Opinion Columns & Blogs

A slice of the city has shared its dreams. Now it’s time for the rest of the pie

The next phase of Project Wichita begins in late June, when both online and paper surveys will be available to south-central Kansas residents.
The next phase of Project Wichita begins in late June, when both online and paper surveys will be available to south-central Kansas residents. File photo

Project Wichita facilitators fanned out over the region this spring to conduct more than 100 focus groups. From teens to octogenarians, people who are homeless to the city’s power brokers, they heard residents’ visions for the next 10 years, their greatest hopes and dreams.

And after a Cheesecake Factory, people said.…

“We heard that one enough,” Project Wichita leader Evan Rosell joked to the Entrepreneurial Task Force focus group this week.

Scores of scribbled-on poster paper now make their way to Wichita State University’s Public Policy and Management Center, where they will be dissected for commonalities.

“Big rocks” is what the center’s director, Misty Bruckner, calls them. The recurring words and themes that come from many focus groups.

The questions posed were designed to receive broad responses:

▪ What’s the one best feature of the Wichita region?

▪ What is your big dream for the Wichita region in 10 years?

▪ In 10 years, how do we attract, keep and develop people?

▪ In 10 years, how does the region need to change physically (attractions, roads, parks, etc.)?

▪ In 10 years, how do we thrive economically?

▪ What will make you want to live in the Wichita region 10 years from now?

Bruckner and Rosell saw their share of focus groups, but didn’t want to speculate on common themes because not all data was in. But it’s not hard to guess on some popular thoughts.

Jobs. Livability. Pride.

But those words can mean different things to different people. Business leaders can see jobs as a recruiting tool for bringing high-quality applicants to the region. High school students can see them as career starters and may view networking as a key to finding quality work.

It’s up to Bruckner’s team to take the big rocks and carve them into the next step — which involves all of us.

Up to now, Project Wichita has been about collecting thoughts of those who have made the simple effort of attending a meeting. Now, all 650,000 of us in the region have a stake.

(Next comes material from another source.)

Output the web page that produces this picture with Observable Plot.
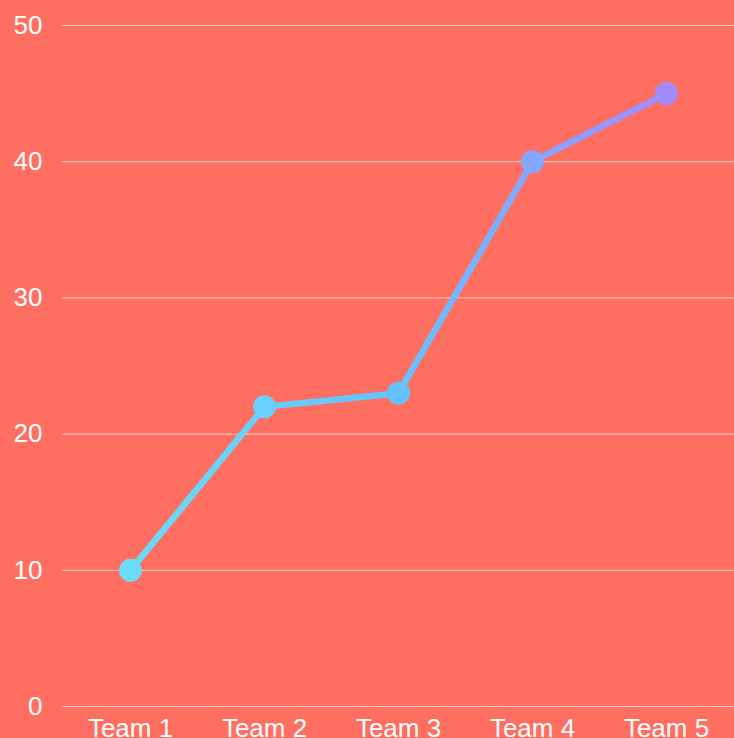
<!DOCTYPE html>
<html>
<head>
<meta charset="utf-8">
<script src="https://cdn.jsdelivr.net/npm/d3@7"></script>
<script src="https://cdn.jsdelivr.net/npm/@observablehq/plot@0.6"></script>
<style>
  html, body { margin: 0; padding: 0; background: #FF6F61; overflow: hidden; }
  #chart svg { display: block; overflow: visible; }
</style>
</head>
<body>
<div id="chart"></div>
<script>
const teams = ["Team 1", "Team 2", "Team 3", "Team 4", "Team 5"];
const scores = [10, 22, 23, 40, 45];
const yTicks = [0, 10, 20, 30, 40, 50];
const gradientStops = ["#6CDCF6", "#66C2FF", "#A38BFF"];

const data = teams.map((t, i) => ({ team: t, score: scores[i], idx: i }));

const chart = Plot.plot({
  width: 734,
  height: 738,
  marginTop: 25,
  marginBottom: 32,
  marginLeft: 62,
  marginRight: 0,
  style: {
    background: "#FF6F61",
    color: "white",
    fontFamily: "'Liberation Sans', Arial, sans-serif",
    fontSize: "26px"
  },
  x: {
    type: "point",
    domain: teams,
    padding: 0.5,
    label: null,
    tickSize: 0,
    tickPadding: 12
  },
  y: {
    domain: [0, 50],
    ticks: yTicks,
    label: null,
    tickSize: 0,
    tickPadding: 20
  },
  color: {
    type: "linear",
    domain: [0, 2, 4],
    range: gradientStops
  },
  marks: [
    Plot.ruleY(yTicks, { stroke: "white", strokeOpacity: 0.65, strokeWidth: 1 }),
    Plot.line(data, {
      x: "team",
      y: "score",
      stroke: "url(#lineGrad)",
      strokeWidth: 6.5,
      strokeLinejoin: "round",
      strokeLinecap: "round"
    }),
    Plot.dot(data, {
      x: "team",
      y: "score",
      r: 11.5,
      fill: "idx",
      stroke: "none"
    })
  ]
});

// gradient definition for the line
const ns = "http://www.w3.org/2000/svg";
const defs = document.createElementNS(ns, "defs");
const grad = document.createElementNS(ns, "linearGradient");
grad.setAttribute("id", "lineGrad");
grad.setAttribute("x1", "0");
grad.setAttribute("y1", "0");
grad.setAttribute("x2", "1");
grad.setAttribute("y2", "0");
gradientStops.forEach((c, i) => {
  const s = document.createElementNS(ns, "stop");
  s.setAttribute("offset", String(i / (gradientStops.length - 1)));
  s.setAttribute("stop-color", c);
  grad.appendChild(s);
});
defs.appendChild(grad);
chart.insertBefore(defs, chart.firstChild);

document.getElementById("chart").appendChild(chart);
</script>
</body>
</html>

Project Wichita will release a survey late this month that takes what was learned from focus groups and offers south-central Kansans their turn for input.

“Several times we’ve been asked what’s on the survey,” Rosell said. “We’ve said, ‘We’ll tell you when the community tells us.’ 

Take the survey online at projectwichita.org or ask for a paper copy. It’s from those surveys that WSU’s Public Policy center will identify the most common responses.

The Vision team — led by co-chairs Aaron Bastian, Fidelity Bank president; Debbie Gann, Spirit AeroSystems vice president; Scott Schwindaman, Lubrication Engineers president; and Juston White, Boys and Girls Club executive director — is made up of representatives from more than 90 area businesses and organizations. It will take the feedback and create an action plan of three to five items that the region should focus on through 2028.

Private support of Project Wichita is already a big success story. About 85 percent of the organizations involved are businesses or private organizations that see the importance of keeping momentum going in the community.

But Project Wichita is reaching the point where grassroots involvement means the most. You may have thoughts that haven’t been heard at any point in the process. Your opinion may reinforce a strong theme throughout the region.

Either way, don’t waste an opportunity to give an opinion. It’s your city, too.

But you can probably leave the Cheesecake Factory pleas for another day. They hear you.